- Theatrical release poster
- Directed by: Mervyn LeRoy
- Written by: Frank Butler
- Produced by: Mervyn LeRoy
- Starring: Greer Garson Dana Andrews Cameron Mitchell
- Cinematography: Harold Rosson
- Edited by: Folmar Blangsted
- Music by: Dimitri Tiomkin
- Distributed by: Warner Bros. Pictures
- Release date: April 12, 1955;
- Running time: 112 minutes
- Country: United States
- Language: English
- Box office: $2 million (US)

= Strange Lady in Town =

1955 film by Mervyn LeRoy

Strange Lady in Town is a 1955 American Western film directed by Mervyn LeRoy and starring Greer Garson. She plays a doctor who plans to introduce modern techniques of medicine to old Santa Fe in 1880, but is opposed by an established doctor played by Dana Andrews.

==Plot==
1880: Dr. Julia Garth, traveling from Boston, arrives near Santa Fe, New Mexico, where her brother David is a U.S. Cavalry lieutenant. She soon meets the town's respected physician, Dr. Rourke O'Brien, as well as Father Gabriel Mendoza, who has helped establish a new hospital.

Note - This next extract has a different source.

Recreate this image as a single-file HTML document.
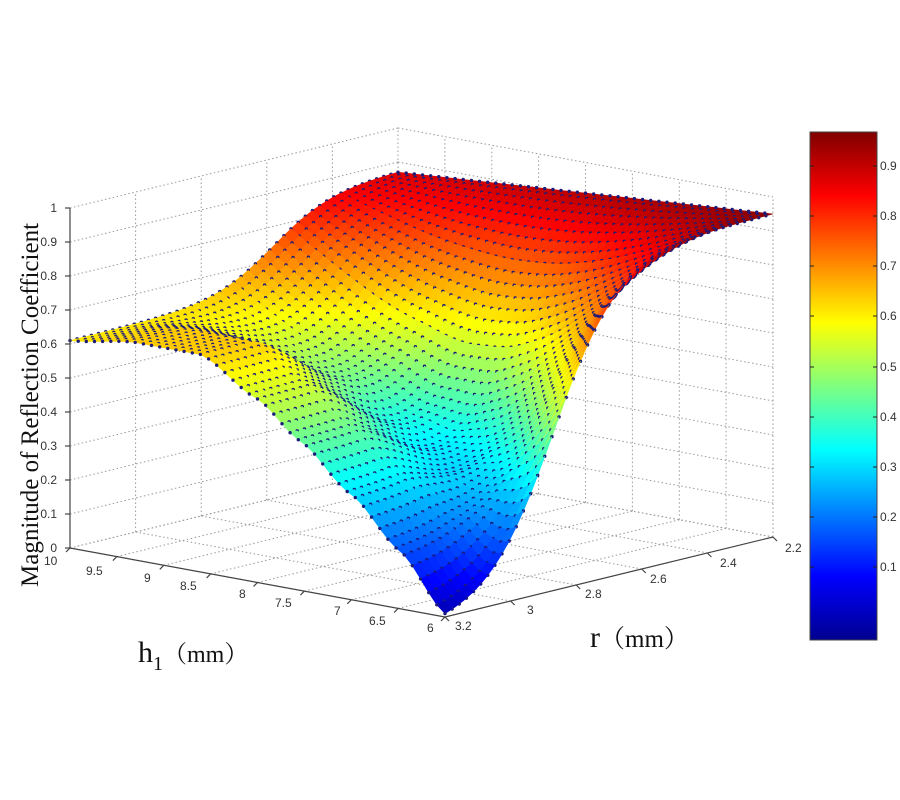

Spurs O'Brien, the tomboy niece of the doctor, has a crush on David. She helps Julia buy a horse and teaches her to ride. Julia begins seeing patients, including a boy having vision problems and a toothache sufferer Billy the Kid has brought to her, but encounters resistance from Dr. O'Brien, who doesn't believe women should be practicing medicine.

David shoots a man who accuses him of cheating at cards, pleading self-defense. Dr. O'Brien can't help but admire and be attracted to Julia, but she declines his marriage proposal, citing prejudices like his toward women as the reason she left Boston in the first place. He is irritated again when Julia gives medical advice to his most distinguished patient, New Mexico's governor, General Lew Wallace.

At a party, David strikes an Army captain who accuses him of cheating and rustling. David admits to Julia that the charges are true, then robs a bank and rides off. Julia and Spurs manage to talk David into surrendering, whereupon he is shot. Julia is pressured to leave town by some townspeople until Dr. O'Brien speaks up on her behalf and proposes, to which she accepts.

==Cast==
- Greer Garson as Dr. Julia Garth
- Dana Andrews as Dr. Rourke O'Brien
- Cameron Mitchell as Lt. David Garth
- Lois Smith as Spurs
- Walter Hampden as Father Gabriel
- Pedro Gonzalez Gonzalez as Trooper Martinez-Martinez
- John Stephenson as Capt. Taggart
- Adele Jergens as Bella
- Gregory Walcott as Scanlon
- Ralph Moody as Gov. Lew Wallace
- Nick Adams as Billy the Kid
- Paul Wexler as Townsman

==Production==
===Filming===
It was filmed at Old Tucson Studios, Tucson, Arizona.